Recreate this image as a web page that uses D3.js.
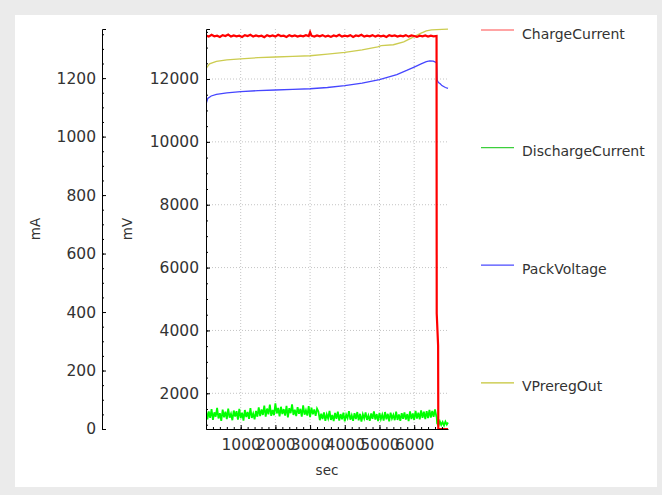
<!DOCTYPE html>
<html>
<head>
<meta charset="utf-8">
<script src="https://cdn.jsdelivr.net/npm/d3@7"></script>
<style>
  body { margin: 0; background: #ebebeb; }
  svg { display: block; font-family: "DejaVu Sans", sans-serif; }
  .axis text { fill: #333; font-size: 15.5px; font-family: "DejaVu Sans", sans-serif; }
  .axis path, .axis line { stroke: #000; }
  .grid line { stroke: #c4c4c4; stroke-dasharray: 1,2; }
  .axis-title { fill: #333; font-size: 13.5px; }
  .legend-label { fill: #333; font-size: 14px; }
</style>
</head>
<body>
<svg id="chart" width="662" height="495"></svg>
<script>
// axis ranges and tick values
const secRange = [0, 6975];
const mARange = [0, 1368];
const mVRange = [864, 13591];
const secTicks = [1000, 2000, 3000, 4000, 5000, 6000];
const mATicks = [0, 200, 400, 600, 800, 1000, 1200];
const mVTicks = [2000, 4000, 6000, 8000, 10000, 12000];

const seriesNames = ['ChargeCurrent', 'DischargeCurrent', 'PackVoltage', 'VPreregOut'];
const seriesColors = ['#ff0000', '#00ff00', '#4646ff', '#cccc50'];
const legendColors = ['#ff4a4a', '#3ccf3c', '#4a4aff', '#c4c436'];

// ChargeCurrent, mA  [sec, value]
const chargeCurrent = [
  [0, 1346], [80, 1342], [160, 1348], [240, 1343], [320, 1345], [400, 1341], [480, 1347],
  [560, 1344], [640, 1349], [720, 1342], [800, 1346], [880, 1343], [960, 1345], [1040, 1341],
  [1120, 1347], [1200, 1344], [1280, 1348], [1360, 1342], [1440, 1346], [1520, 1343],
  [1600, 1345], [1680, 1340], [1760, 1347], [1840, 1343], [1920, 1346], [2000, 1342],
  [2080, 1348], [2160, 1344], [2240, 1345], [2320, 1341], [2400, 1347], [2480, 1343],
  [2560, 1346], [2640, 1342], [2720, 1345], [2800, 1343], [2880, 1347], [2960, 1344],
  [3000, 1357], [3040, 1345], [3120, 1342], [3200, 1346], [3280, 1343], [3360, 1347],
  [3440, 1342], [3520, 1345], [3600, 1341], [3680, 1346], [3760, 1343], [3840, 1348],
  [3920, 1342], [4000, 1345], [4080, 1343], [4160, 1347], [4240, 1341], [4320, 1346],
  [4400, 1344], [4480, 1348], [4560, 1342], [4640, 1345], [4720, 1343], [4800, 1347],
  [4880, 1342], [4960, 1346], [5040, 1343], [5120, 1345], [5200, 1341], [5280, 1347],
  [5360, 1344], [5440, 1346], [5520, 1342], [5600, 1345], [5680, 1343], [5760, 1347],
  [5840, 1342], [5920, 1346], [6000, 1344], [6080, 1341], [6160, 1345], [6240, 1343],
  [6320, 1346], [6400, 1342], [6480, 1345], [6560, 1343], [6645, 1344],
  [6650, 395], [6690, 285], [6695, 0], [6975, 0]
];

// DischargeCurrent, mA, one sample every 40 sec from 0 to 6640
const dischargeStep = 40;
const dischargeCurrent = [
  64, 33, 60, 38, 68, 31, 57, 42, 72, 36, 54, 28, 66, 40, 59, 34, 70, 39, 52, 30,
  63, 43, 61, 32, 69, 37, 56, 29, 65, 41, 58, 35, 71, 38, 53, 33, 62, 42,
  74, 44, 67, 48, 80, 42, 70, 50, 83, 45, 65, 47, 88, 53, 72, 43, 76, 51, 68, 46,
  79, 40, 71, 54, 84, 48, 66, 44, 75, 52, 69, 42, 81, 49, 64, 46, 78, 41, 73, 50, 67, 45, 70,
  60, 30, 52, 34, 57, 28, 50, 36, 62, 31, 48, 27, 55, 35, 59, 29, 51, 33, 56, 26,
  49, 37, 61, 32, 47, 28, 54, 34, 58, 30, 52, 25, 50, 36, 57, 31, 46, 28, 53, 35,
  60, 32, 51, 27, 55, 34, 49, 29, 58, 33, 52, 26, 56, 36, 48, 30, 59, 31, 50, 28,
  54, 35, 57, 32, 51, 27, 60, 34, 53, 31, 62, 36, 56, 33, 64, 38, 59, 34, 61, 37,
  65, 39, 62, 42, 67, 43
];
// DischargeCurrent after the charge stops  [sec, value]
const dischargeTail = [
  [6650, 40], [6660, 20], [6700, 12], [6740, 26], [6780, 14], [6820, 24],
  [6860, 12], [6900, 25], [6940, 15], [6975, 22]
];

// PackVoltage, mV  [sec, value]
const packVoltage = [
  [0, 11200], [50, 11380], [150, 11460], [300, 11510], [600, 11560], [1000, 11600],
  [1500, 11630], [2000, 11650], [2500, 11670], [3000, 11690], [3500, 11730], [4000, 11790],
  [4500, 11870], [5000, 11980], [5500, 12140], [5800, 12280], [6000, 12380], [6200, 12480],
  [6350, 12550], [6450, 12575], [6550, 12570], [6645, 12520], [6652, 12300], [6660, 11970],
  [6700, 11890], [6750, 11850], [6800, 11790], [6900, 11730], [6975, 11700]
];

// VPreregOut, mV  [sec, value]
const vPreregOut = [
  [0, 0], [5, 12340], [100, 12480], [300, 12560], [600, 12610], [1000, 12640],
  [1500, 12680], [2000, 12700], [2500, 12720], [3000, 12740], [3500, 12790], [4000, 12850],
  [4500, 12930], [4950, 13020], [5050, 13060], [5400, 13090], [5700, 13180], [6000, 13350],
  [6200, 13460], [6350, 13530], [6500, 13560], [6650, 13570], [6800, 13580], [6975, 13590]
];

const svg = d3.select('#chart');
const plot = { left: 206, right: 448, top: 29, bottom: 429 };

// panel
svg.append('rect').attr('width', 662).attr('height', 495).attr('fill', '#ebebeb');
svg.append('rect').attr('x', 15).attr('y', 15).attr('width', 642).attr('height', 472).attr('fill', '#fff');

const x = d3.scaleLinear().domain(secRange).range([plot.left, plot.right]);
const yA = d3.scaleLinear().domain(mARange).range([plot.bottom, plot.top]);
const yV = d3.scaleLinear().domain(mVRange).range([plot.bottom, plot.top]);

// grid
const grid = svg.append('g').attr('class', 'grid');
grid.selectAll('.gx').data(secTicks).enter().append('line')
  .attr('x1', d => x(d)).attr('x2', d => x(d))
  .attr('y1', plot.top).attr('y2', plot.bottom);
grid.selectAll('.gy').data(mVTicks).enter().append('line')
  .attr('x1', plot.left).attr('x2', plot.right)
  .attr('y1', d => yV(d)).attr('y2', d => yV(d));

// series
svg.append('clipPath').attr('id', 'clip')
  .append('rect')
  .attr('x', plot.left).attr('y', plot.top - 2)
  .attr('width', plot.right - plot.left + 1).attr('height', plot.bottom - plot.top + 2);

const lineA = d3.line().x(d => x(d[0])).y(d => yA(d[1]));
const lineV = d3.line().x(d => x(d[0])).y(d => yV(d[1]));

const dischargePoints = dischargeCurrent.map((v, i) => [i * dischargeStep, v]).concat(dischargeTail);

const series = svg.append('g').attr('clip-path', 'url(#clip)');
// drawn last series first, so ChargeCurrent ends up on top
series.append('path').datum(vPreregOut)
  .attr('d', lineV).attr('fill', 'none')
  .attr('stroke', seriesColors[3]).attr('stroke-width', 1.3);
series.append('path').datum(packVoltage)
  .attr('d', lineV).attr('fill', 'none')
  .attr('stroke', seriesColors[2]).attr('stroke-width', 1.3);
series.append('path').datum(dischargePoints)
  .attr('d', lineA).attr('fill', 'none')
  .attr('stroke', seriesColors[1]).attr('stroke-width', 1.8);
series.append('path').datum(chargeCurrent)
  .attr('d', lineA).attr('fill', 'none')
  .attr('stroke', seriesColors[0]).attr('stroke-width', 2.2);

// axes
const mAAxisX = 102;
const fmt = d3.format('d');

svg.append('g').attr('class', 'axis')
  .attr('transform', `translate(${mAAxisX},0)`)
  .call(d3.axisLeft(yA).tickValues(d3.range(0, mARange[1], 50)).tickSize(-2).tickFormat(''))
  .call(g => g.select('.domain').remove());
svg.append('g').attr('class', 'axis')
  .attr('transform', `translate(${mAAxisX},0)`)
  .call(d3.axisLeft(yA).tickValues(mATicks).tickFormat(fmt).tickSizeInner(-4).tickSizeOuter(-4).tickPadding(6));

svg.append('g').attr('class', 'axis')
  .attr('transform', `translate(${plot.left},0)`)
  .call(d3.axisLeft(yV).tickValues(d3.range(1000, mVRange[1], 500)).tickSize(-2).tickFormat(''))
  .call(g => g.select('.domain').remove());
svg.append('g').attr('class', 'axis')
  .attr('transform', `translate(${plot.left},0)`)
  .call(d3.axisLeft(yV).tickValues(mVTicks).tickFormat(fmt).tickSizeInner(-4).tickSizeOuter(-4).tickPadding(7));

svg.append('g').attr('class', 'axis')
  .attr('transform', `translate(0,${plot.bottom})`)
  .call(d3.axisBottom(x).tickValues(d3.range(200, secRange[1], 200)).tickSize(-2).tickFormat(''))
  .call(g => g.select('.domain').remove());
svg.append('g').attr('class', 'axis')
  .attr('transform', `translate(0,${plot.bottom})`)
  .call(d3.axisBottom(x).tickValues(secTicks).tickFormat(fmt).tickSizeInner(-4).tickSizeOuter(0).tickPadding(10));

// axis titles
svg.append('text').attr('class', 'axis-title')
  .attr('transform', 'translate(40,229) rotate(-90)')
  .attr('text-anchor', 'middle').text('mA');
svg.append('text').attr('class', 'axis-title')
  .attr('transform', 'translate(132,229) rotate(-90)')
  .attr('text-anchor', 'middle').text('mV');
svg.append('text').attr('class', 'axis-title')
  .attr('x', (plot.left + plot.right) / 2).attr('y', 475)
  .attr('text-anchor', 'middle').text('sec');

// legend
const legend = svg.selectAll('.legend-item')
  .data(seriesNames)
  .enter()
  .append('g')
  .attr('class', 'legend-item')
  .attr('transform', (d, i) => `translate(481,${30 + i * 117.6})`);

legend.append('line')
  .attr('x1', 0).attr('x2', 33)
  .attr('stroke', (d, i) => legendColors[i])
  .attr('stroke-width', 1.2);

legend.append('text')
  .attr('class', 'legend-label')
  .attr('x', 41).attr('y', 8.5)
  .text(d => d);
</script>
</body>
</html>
* * * * * * *
> **Task objective**
From the first line of the material down to the line containing "const mVTicks = [2000, 4000, 6000, 8000, 10000, 12000];", inclusive, return each line exactly, skipping any picture.

> **Finished task**
Recreate this image as a web page that uses D3.js.
<!DOCTYPE html>
<html>
<head>
<meta charset="utf-8">
<script src="https://cdn.jsdelivr.net/npm/d3@7"></script>
<style>
  body { margin: 0; background: #ebebeb; }
  svg { display: block; font-family: "DejaVu Sans", sans-serif; }
  .axis text { fill: #333; font-size: 15.5px; font-family: "DejaVu Sans", sans-serif; }
  .axis path, .axis line { stroke: #000; }
  .grid line { stroke: #c4c4c4; stroke-dasharray: 1,2; }
  .axis-title { fill: #333; font-size: 13.5px; }
  .legend-label { fill: #333; font-size: 14px; }
</style>
</head>
<body>
<svg id="chart" width="662" height="495"></svg>
<script>
// axis ranges and tick values
const secRange = [0, 6975];
const mARange = [0, 1368];
const mVRange = [864, 13591];
const secTicks = [1000, 2000, 3000, 4000, 5000, 6000];
const mATicks = [0, 200, 400, 600, 800, 1000, 1200];
const mVTicks = [2000, 4000, 6000, 8000, 10000, 12000];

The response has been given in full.